Understanding a company’s financial health requires analyzing various metrics. Key among these are measures related to capital deployed (KD), as they provide insights into how efficiently a business utilizes its resources to generate revenue and profit. Here’s a breakdown of calculating common KD finance metrics:
Capital Employed
Capital Employed (CE) represents the total amount of capital invested in the business. It’s a foundational figure used in subsequent calculations. There are two primary methods to calculate it:
- CE = Total Assets – Current Liabilities
- CE = Equity + Non-Current Liabilities
This approach focuses on the net assets tied up in the business. Total assets encompass everything the company owns (cash, accounts receivable, property, plant, and equipment, etc.). Current liabilities are short-term obligations due within a year (accounts payable, short-term debt, etc.).
This method considers the sources of long-term funding. Equity represents the owners’ investment, while non-current liabilities are long-term debts and obligations.
Both formulas should yield the same result. Discrepancies suggest errors in the financial statements.
Return on Capital Employed (ROCE)
ROCE measures the profitability of capital employed. A higher ROCE indicates better efficiency in generating profit from the capital invested.
ROCE = Earnings Before Interest and Taxes (EBIT) / Capital Employed
EBIT represents profit before accounting for interest expenses and income taxes. This normalizes profit across companies with different capital structures and tax rates. Capital Employed is calculated as described above.
Example: If a company has an EBIT of $500,000 and Capital Employed of $2,500,000, its ROCE is 20% ($500,000 / $2,500,000).
Fixed Asset Turnover Ratio
This ratio assesses how effectively a company utilizes its fixed assets (property, plant, and equipment) to generate revenue.
Fixed Asset Turnover Ratio = Revenue / Net Fixed Assets
Net Fixed Assets are the historical cost of fixed assets less accumulated depreciation. A higher ratio suggests more efficient use of fixed assets.
Example: If a company has revenue of $3,000,000 and Net Fixed Assets of $1,000,000, its Fixed Asset Turnover Ratio is 3.
Working Capital Management
While not a direct KD metric, managing working capital efficiently impacts overall capital deployment. Working capital represents the difference between current assets and current liabilities.
Effective management involves optimizing:
- Inventory Turnover: How quickly inventory is sold.
- Accounts Receivable Turnover: How quickly customers pay their invoices.
- Accounts Payable Turnover: How quickly the company pays its suppliers.

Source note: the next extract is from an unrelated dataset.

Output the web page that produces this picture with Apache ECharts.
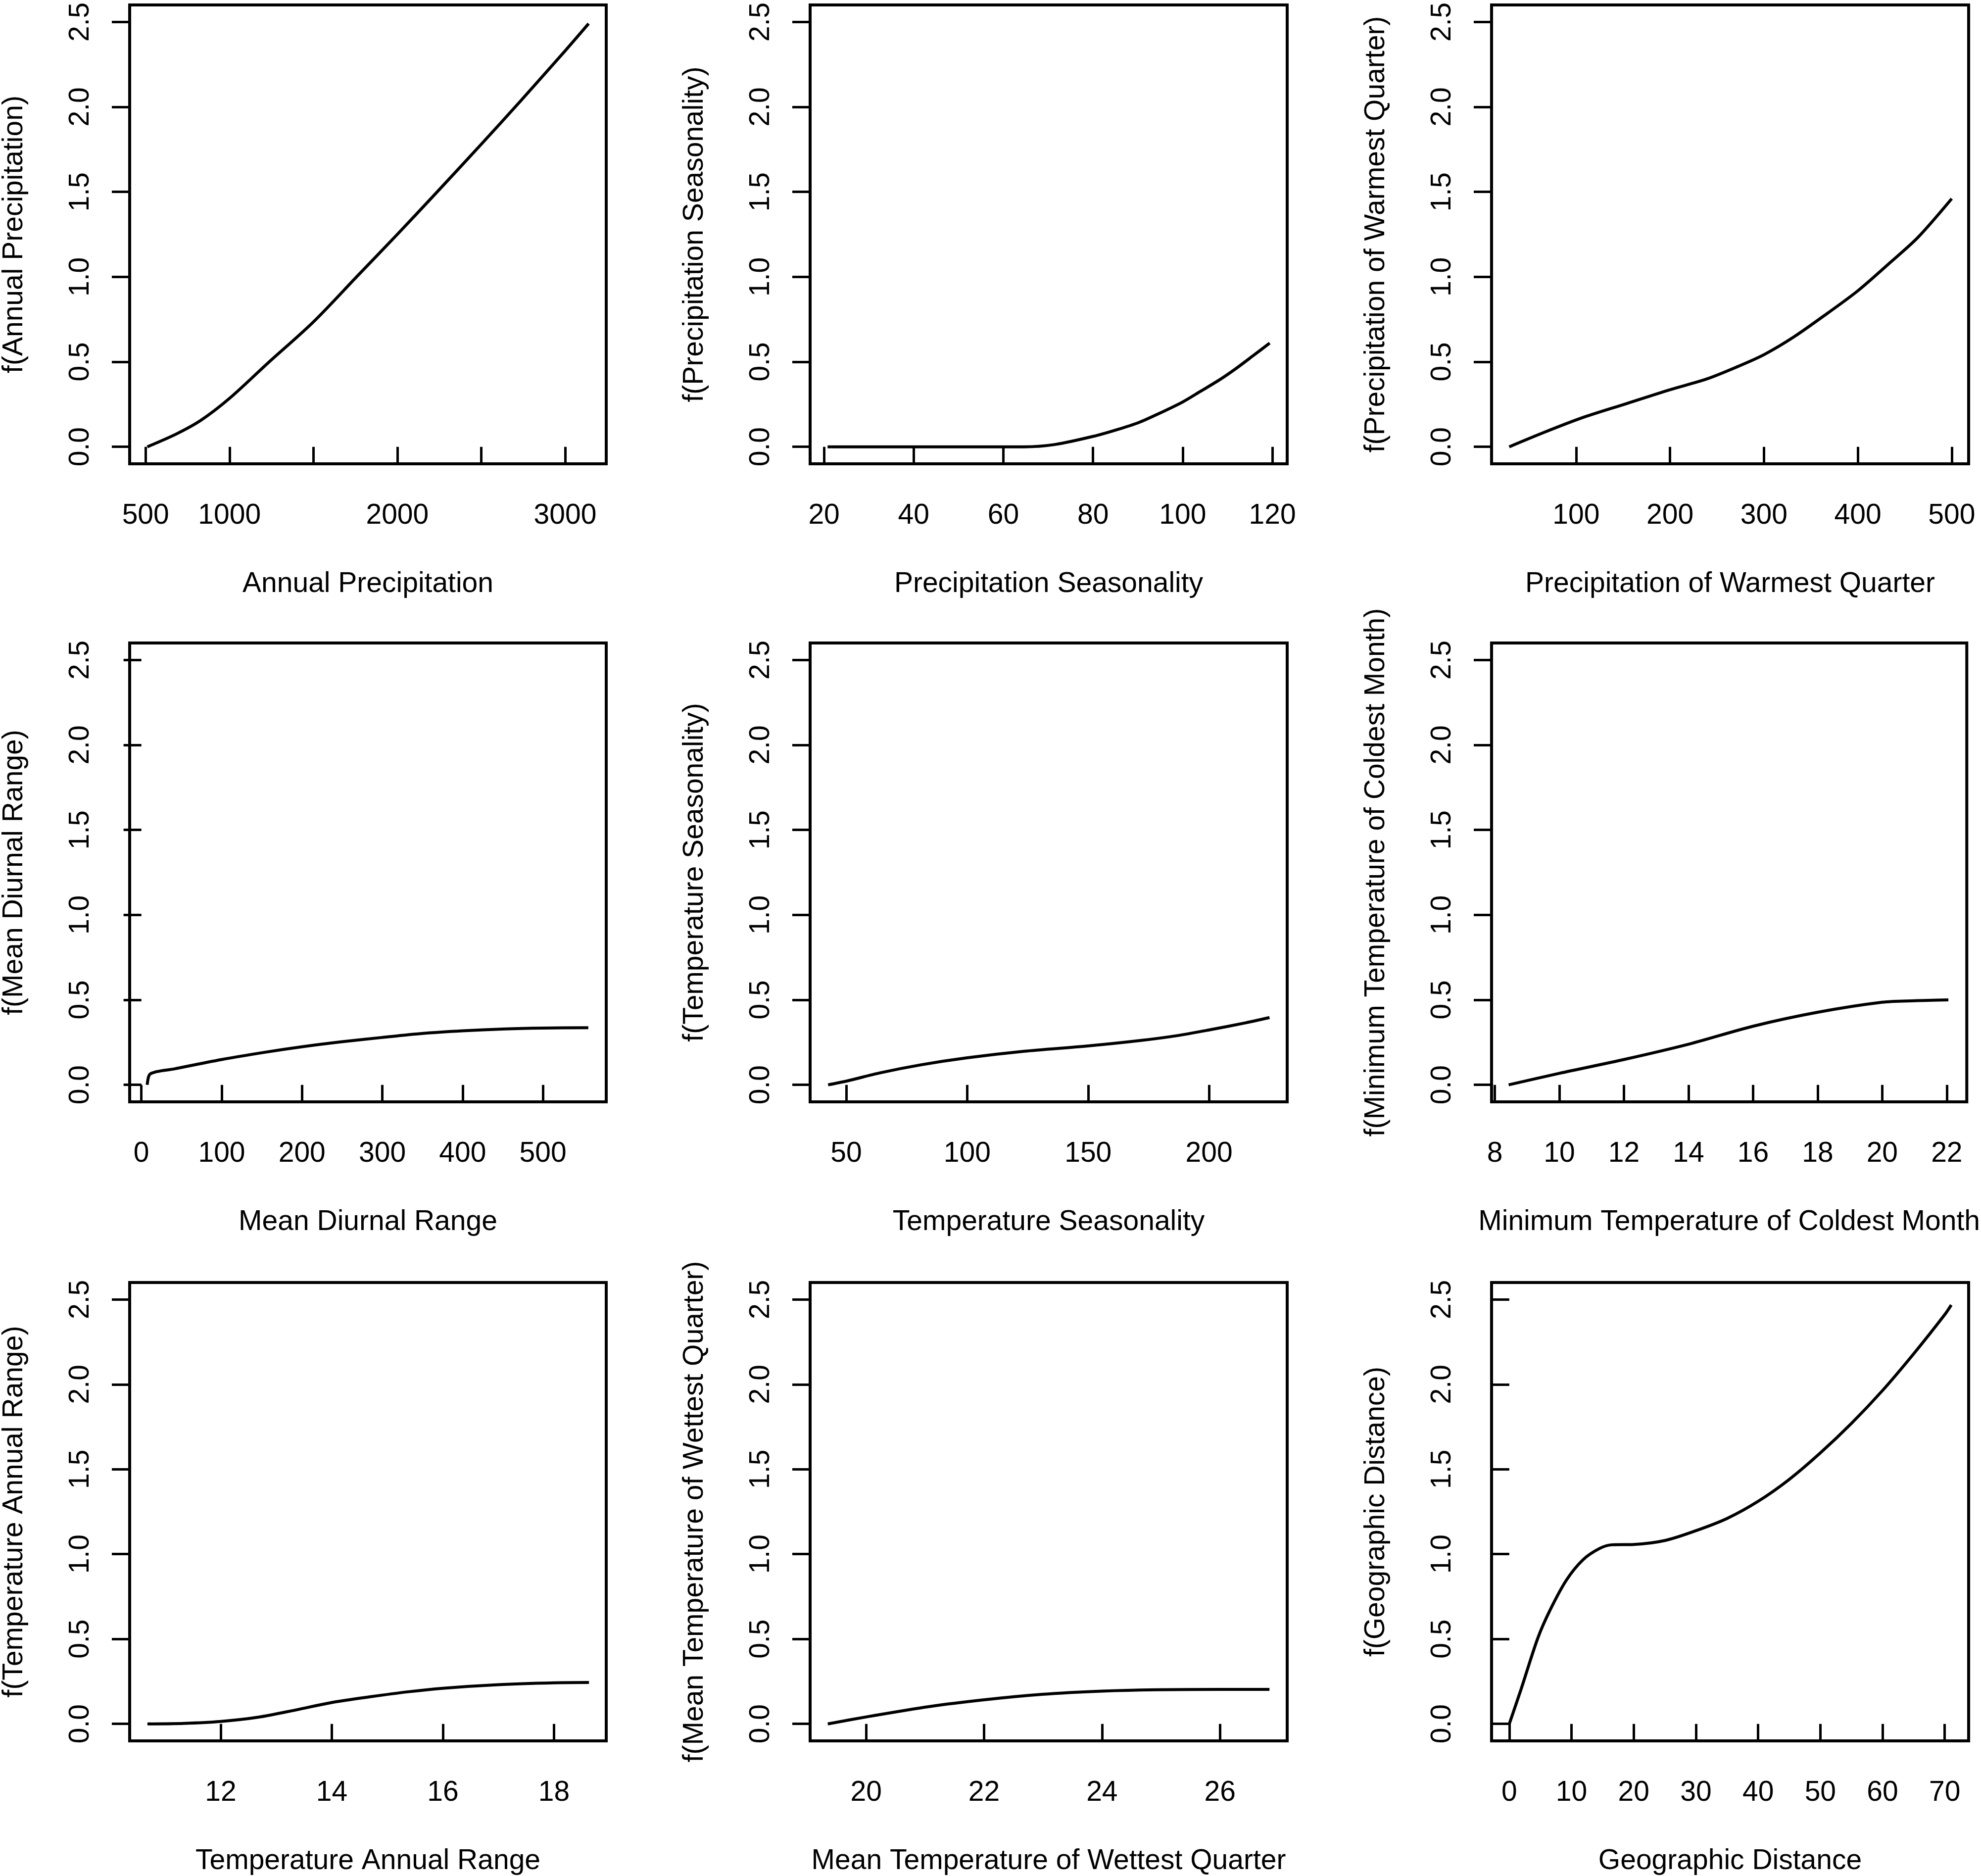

Improving these turnover rates frees up capital and reduces the need for external financing.
Interpreting KD Metrics
Analyzing KD metrics requires considering industry benchmarks and the company’s historical performance. A consistently high ROCE and efficient asset turnover rates indicate strong financial performance. Compare the ratios to competitors to understand relative efficiency. Look for trends over time to identify improvements or deteriorations in capital management. Be aware that different industries have different norms, so benchmark against appropriate peers.